Grande Futebol
Degenek, o herói de Salzburgo que vive um conto de fadas depois do pesadelo
2018-08-30 17:45:00
Milos Degenek viveu um pesadelo enquanto criança e ontem colocou o Estrela Vermelha na Liga dos Campeões.

Para Milos Degenek a vida nunca foi fácil. Nem mesmo a carreira de futebolista, durante anos, longe do glamour ao qual o futebol de elite é muitas vezes associados. Não. Milos Degenek passou por muito, como tantos outros, para chegar até aqui. Desde que nasceu, há 24 anos, em Knin, hoje parte de uma Croácia independente - então capital da República Sérvia de Krajina, um estado formado por sérvios croatas e não reconhecido pela política internacional. Não o era há 24 anos e por isso foi difícil e sinuoso o percurso de Milos Degenek até aqui. O futebol, porém, tem destas coisas. De justiça divina. De justiça poética. Ontem, numa temporada em que regressa a casa e ao clube do coração, Degenek tornou-se herói e colocou o Estrela Vermelha na fase de grupos da Liga dos Campeões.

Ninguém nasce herói. Os heróis fazem-se. Milos Degenek que o diga. Nascido há 24 anos em Knin, filho de uma família de ascendência sérvia na Croácia, viu-se obrigado a fugir do país rumo a Belgrado durante a Operação Tempestade, batalha sangrenta e decisiva da Guerra da Independência croata. Milos era uma criança. Tinha cinco anos, viveu na pobreza e debaixo de ofensivas militares aéreas por parte da NATO durante a Guerra do Kosovo nunca sabendo se iria estar vivo quando fosse altura de acordar no dia seguinte. “Consigo lembrar-me de praticamente tudo dessa altura, nunca sabendo se iria acordar no dia seguinte devido aos bombardeamentos. Vias todo o tipo de situações macabras no dia seguinte quando acordasses. Muitas delas ainda em chamas. Muitas coisas que uma mente humana normal não consegue sequer compreender. Tive simplesmente de lidar com isso ainda numa idade bastante jovem”, contou Degenak à FIFA pouco antes do início do campeonato do Mundo deste verão.

Degenek fugiu, no virar do milénio, com a família, rumo à Austrália e tudo mudou.

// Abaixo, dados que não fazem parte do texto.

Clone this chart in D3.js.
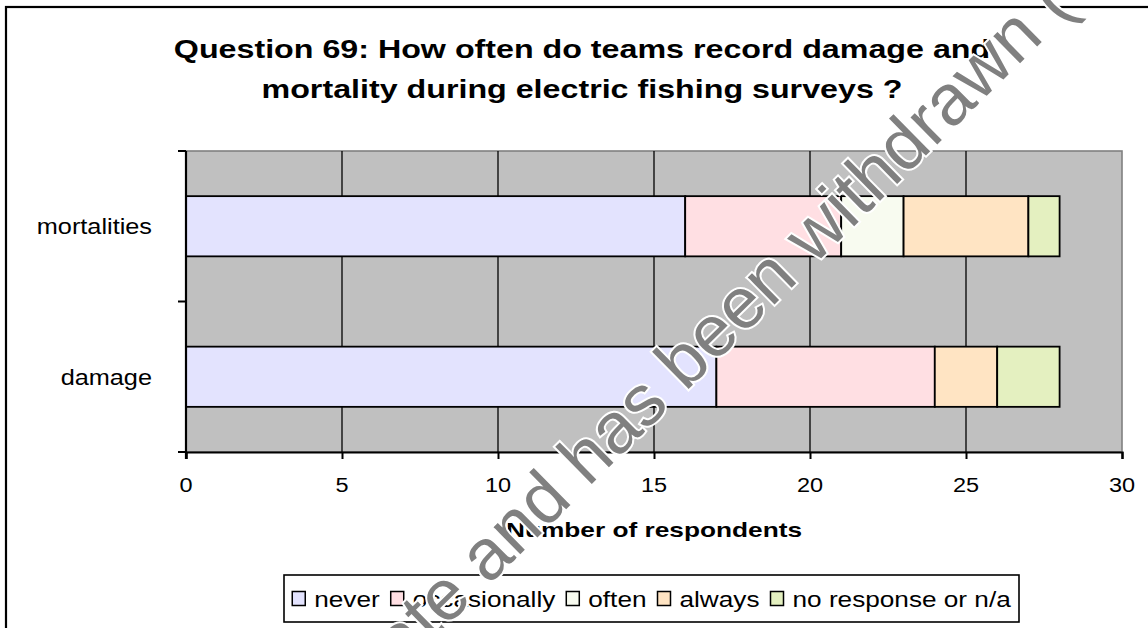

Num país que se preparava para receber os Jogos Olímpicos de 2000 encontrou um Mundo diferente daquele que sempre conhecera até então. Um Mundo diferente mas cujo futebol aproximou. Tal como na terra natal, também na Austrália dividiu cada momento com o futebol. Defendeu as cores da equipa do liceu e do Instituto Australiano do Desporto até receber um convite vindo da Alemanha, de Estugarda, em 2012 passando a integrar a equipa júnior do emblema germânico. “A minha família sempre me apoiou quando era pequeno, agora é a minha vez de os ajudar”, explica Degenek que graças ao futebol é agora o sustento de pais e irmão.

Hoje, Degenek é herói em Belgrado. Herói no clube do coração que apoiou e sonhou representar enquanto fazia dos destroços de Belgrado o relvado do Marakana, qual justiça poética que só o futebol parece saber tornar possível. Um golo aos 66 minutos do encontro da segunda mão do playoff de acesso à Fase de Grupos da Liga dos Campeões foi tudo o que bastou. Um golo que colocou o 2-2 final no marcador, relegou o RB Salzburgo à queda no 11º playoff consecutivo e que atirou o Estrela Vermelha para uma fase da prova milionária que não visitava desde o início dos anos 90, altura em que também venceu a competição.

Até chegar a Belgrado e ao clube do coração, também futebolisticamente Milos Degenek passou uma verdadeira aventura. Em Estugarda nunca chegou a estrear-se pela primeira equipa do clube apesar de a ela ter sido chamado por Bruno Labbadia. Manteve-se pela equipa secundária do Estugarda durante dois anos até rumar a Munique, ao 1860 Munique onde por fim sentiu o sabor do futebol profissional na segunda divisão alemã onde não ficou, também, por muito tempo. A saída para o Japão mudou-lhe, mais uma vez, a vida e hoje recorda-a como o momento que lhe possibilitou tornar-se internacional australiano.

Ano e meio no Japão foram então suficientes para convencer o Estrela Vermelha a pagar cerca de duzentos mil euros pelo passe do internacional australiano, mas sérvio de coração e nacionalidade. Assinou pelo clube que sempre idolatrou e sempre sonhou representar. Numa ironia do destino, pelo clube que colocou na fase de grupos da Liga dos Campeões pela primeira vez em quase trinta anos, acabando eleito como o melhor em campo frente ao Salzburgo. Pressão? “Eu vi tudo o que podia ter visto aos seis anos de idade, muitas coisas não mexem mais comigo nos tempos que correm”.